* [Direction]: Look for the string "chart" and copy every line that has it.

* BEGIN Raw data *

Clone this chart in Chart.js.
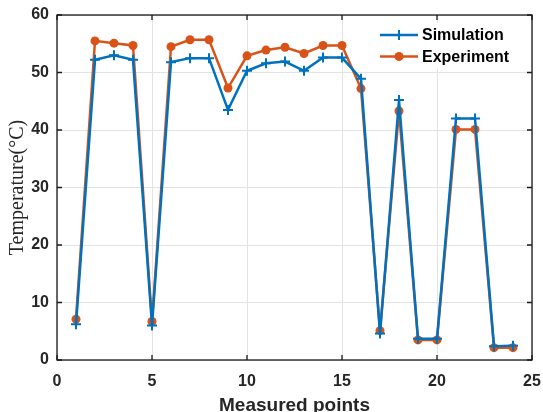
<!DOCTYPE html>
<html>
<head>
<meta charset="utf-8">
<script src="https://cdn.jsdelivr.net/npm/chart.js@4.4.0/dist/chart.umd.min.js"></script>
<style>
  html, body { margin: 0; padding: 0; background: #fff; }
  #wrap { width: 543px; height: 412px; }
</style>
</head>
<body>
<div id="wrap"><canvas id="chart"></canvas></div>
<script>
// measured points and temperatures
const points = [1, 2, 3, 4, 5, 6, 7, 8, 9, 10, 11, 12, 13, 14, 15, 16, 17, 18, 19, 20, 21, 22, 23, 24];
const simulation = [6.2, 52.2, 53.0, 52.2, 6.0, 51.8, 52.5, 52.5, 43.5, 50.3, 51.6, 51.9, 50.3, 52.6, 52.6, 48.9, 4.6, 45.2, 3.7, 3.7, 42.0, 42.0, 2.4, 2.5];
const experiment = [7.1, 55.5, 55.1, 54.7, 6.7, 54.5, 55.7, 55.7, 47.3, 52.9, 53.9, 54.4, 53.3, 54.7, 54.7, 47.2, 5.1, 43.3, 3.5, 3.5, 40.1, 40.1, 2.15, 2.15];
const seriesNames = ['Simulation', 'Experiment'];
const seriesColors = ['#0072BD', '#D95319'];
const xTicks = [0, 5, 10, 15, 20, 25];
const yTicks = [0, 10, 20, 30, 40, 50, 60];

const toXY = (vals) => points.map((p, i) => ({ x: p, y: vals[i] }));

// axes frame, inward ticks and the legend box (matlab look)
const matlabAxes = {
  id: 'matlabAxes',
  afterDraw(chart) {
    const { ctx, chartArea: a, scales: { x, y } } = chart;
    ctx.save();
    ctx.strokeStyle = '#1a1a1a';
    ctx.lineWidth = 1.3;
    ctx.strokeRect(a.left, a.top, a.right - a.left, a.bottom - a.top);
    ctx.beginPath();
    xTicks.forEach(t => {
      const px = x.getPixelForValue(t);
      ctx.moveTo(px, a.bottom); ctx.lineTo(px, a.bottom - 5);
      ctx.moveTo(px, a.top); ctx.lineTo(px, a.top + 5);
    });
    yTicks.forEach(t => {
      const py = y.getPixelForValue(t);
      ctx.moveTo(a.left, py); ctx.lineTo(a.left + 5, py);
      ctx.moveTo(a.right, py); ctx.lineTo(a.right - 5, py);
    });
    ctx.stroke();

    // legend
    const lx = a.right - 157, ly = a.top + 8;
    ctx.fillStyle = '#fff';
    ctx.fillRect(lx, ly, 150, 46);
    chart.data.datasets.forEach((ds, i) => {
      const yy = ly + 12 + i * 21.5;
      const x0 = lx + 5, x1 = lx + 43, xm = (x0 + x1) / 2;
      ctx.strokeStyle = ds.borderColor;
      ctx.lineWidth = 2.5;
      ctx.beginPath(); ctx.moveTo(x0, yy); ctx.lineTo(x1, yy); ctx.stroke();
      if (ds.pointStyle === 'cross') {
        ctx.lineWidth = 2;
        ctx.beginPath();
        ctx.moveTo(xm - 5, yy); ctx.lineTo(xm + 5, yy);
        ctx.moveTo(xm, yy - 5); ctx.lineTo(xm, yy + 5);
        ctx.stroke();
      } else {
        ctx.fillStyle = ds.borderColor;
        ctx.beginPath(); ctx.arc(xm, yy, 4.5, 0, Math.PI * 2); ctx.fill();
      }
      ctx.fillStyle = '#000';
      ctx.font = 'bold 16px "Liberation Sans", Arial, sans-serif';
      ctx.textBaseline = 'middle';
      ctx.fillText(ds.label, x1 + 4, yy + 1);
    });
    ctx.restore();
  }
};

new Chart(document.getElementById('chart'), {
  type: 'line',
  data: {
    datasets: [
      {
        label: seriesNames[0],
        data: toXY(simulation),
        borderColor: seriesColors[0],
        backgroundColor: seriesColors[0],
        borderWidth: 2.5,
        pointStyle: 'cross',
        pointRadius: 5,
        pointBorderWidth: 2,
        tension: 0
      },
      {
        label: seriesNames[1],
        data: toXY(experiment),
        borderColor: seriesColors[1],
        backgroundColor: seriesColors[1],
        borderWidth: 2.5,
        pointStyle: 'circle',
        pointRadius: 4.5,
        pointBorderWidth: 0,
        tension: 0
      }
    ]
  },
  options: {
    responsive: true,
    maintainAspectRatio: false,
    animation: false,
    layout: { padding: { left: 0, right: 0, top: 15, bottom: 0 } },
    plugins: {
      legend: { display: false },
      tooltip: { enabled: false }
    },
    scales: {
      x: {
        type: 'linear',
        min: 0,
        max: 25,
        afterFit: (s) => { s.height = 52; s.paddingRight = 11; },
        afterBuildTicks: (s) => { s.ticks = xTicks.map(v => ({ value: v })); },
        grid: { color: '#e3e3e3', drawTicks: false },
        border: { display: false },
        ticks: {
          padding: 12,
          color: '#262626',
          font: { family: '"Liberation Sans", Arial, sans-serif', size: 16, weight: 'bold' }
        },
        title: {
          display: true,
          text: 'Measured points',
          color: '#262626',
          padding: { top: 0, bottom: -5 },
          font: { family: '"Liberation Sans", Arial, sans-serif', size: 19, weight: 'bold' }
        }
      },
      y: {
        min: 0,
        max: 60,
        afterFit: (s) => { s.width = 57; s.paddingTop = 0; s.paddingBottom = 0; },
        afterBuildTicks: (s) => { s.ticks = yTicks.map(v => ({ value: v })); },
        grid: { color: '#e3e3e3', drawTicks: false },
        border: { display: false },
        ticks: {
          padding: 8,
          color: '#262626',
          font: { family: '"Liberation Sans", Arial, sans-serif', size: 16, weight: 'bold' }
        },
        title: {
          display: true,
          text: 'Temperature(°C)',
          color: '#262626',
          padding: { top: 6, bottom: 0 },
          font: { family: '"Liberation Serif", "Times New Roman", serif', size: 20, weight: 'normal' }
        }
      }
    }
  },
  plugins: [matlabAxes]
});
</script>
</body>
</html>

* END Raw data *

* [Reply to the exercise]:
Clone this chart in Chart.js.
<script src="https://cdn.jsdelivr.net/npm/chart.js@4.4.0/dist/chart.umd.min.js"></script>
<div id="wrap"><canvas id="chart"></canvas></div>
  afterDraw(chart) {
    const { ctx, chartArea: a, scales: { x, y } } = chart;
    chart.data.datasets.forEach((ds, i) => {
new Chart(document.getElementById('chart'), {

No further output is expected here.